Bila Anda telah melakukannya, dan masih saja ada mata bedes lanang yang jelalatan padamu atau melucahimu, hal tersederhana ialah abaikan, tinggalkan.
Jika hendak melawan, ya silakan. Selanjutnya, ihwal tidak menjaganya si lelaki kepada pandangannya sehingga melakukan lucahan, itu secara spiritual adalah urusannya dengan Allah.
Relasi sosial lelaki-perempuan niscaya akan baik-baik saja jika kedua dalil ini digenggam dengan tepat berdasar jenis kelaminnya. Dari kedua dalil tersebut kita juga memahami bahwa harmoni relasi itu menjadi tanggung jawab kedua pihak. Tak bisa sebelah saja.
Namun karena kini cenderung tak dipakai lagi, rawanlah terjadi lucahan-lucahan itu. Si lelaki lagi-lagi menyalahkan sandangan perempuan—padahal itu bukan ranahnya—dan di perempuan menyalahkan mata lelaki—padahal itu pun bukan ranahnya.

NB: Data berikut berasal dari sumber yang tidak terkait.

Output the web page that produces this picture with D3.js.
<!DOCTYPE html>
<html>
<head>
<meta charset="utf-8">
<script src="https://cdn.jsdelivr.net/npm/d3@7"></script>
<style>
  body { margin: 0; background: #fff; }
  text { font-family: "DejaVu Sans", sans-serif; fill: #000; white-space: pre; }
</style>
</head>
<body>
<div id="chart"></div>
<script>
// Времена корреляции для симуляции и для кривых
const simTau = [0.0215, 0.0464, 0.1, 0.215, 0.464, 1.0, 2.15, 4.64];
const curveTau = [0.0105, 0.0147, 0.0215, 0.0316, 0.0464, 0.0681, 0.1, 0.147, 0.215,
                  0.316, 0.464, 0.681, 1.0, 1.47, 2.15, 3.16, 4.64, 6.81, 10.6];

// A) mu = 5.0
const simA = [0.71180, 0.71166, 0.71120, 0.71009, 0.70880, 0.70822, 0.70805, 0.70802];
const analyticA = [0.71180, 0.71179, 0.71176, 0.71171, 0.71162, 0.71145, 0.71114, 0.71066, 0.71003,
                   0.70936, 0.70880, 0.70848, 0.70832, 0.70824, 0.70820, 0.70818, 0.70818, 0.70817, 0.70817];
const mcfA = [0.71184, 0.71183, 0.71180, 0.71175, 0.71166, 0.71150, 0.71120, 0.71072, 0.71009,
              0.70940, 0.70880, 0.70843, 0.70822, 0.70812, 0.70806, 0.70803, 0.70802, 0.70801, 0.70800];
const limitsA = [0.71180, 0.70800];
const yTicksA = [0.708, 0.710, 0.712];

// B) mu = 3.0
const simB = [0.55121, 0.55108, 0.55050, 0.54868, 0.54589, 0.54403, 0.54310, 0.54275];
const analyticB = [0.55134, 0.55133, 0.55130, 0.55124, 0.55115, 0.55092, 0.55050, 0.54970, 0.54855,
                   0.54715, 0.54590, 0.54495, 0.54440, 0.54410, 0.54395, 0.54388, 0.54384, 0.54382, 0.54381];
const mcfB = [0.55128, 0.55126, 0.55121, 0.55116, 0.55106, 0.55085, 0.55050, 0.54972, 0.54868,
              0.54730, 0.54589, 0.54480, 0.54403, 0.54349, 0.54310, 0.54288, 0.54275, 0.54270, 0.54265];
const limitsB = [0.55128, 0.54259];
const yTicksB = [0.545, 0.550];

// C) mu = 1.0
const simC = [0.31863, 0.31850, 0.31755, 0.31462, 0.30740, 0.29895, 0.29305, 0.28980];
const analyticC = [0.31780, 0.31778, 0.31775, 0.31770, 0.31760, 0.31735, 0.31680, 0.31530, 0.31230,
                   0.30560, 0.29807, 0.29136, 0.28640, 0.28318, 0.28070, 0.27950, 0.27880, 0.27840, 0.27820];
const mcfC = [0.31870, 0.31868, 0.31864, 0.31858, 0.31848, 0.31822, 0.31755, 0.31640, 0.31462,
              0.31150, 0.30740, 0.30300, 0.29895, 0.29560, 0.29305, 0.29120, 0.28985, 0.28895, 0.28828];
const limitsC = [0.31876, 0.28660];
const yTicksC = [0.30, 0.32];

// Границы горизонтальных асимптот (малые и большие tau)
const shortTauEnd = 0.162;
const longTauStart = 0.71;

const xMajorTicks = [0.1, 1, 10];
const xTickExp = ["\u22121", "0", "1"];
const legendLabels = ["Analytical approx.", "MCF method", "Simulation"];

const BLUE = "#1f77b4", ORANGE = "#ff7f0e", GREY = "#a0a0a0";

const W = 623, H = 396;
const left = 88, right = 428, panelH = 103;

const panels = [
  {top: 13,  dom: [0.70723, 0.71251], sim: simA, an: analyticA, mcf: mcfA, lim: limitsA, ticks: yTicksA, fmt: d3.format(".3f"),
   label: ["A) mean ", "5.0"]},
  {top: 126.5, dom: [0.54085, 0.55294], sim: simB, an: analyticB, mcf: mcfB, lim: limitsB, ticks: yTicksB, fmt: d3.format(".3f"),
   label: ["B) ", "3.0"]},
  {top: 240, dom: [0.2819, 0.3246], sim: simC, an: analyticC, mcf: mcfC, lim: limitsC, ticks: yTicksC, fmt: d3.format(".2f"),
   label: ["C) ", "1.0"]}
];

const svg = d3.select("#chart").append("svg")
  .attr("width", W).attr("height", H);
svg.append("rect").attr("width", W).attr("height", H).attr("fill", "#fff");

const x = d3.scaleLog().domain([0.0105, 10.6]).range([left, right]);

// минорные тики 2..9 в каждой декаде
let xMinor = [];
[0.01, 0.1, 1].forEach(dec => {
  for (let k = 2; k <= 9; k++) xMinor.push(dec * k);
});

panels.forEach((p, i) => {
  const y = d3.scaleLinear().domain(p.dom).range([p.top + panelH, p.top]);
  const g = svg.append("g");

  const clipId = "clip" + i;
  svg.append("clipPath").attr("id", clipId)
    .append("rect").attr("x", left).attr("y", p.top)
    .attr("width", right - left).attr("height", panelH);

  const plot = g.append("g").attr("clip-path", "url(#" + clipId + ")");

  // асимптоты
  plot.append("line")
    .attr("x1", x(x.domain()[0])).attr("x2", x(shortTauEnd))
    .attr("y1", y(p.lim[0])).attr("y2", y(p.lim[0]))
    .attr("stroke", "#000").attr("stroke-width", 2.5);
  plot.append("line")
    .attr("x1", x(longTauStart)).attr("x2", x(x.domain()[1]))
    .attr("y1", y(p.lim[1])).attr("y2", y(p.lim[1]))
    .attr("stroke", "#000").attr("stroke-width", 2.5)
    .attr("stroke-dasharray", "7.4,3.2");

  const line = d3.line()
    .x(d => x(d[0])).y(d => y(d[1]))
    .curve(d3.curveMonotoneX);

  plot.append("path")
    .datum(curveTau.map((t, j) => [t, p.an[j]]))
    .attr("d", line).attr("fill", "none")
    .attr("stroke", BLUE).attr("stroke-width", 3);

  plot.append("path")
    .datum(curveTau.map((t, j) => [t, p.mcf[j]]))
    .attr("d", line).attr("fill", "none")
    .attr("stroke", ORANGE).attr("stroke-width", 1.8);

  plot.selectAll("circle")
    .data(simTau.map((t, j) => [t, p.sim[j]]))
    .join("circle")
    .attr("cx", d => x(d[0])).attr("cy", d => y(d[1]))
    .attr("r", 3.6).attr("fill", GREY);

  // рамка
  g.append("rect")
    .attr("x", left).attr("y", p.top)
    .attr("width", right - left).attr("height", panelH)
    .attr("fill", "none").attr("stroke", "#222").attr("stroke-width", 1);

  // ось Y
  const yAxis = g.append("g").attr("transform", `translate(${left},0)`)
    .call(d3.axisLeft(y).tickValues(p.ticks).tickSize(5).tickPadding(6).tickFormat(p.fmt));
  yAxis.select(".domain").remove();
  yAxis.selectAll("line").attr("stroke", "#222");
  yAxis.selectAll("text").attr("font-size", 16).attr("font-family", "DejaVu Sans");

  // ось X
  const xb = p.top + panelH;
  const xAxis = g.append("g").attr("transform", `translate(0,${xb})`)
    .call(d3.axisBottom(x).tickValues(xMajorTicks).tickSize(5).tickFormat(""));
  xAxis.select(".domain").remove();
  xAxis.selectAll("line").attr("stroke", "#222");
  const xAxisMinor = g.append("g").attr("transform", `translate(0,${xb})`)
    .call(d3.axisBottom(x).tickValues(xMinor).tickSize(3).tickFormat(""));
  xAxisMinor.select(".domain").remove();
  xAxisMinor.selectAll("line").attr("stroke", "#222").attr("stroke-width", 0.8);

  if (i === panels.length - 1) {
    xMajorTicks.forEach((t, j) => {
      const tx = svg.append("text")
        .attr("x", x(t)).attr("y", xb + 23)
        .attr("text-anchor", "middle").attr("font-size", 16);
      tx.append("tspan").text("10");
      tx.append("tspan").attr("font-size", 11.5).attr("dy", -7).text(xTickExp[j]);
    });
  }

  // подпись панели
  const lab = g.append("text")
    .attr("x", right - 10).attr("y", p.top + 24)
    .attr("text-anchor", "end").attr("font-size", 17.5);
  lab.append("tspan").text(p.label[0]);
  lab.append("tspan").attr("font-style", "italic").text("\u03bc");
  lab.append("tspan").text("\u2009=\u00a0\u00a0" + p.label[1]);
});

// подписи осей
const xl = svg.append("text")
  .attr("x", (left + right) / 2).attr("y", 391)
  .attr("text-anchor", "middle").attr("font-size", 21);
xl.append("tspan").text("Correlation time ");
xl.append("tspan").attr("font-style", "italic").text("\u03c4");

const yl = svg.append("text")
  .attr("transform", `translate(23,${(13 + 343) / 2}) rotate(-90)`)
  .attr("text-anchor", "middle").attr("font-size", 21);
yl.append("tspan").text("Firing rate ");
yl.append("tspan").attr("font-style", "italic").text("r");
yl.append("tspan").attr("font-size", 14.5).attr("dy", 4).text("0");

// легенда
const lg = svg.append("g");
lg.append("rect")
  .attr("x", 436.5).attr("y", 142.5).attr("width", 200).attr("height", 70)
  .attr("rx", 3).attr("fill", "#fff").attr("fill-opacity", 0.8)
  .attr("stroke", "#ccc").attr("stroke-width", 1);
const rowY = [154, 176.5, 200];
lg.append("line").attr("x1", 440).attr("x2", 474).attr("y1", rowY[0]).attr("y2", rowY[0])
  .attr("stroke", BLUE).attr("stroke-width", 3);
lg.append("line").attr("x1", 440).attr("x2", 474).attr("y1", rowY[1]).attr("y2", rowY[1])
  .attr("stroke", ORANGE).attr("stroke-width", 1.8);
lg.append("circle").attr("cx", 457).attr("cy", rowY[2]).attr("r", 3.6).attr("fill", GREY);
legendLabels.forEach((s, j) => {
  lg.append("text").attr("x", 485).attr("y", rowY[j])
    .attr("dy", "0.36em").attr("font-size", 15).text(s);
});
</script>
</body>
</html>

Dalil-dalil beginian cukup banyak dalam khasanah Al-Quran dan Hadis. Ada lagi, misal, dalam hal tamu-bertamu. Ada pula dalam hal sabar. Bahkan juga termasuk dalam hal berdakwah, lho.
Mengajak orang kepada kebaikan dan meninggalkan keburukan (amar ma’ruf nahi munkar), ada dalilnya. Namun, batasannya adalah jangan sampai memicu perpecahan dan permusuhan. Sederhananya, ketegangan. Ini dalil buat tukang da’i. Sebaliknya, buat yang didakwahi, ada pula dalilnya untuk dipegang.
Jika tukang da’i semata memegang dalil nahi munkar, remuklah urusan sosial berikutnya. Jika yang diajaki menggunakan dalil “hidayah semata karunia Allah”, bablaslah peluangnya untuk menuju kemaslahatan. Kacau.
Sebagai awalan, demi kebaikan kita sendiri, mulai sekarang mari belajar meninggalkan kebiasaan lama memasang popok di kepala, sambal teri di mata, dan sempak dengan sisi berjaring-jaring di wajah.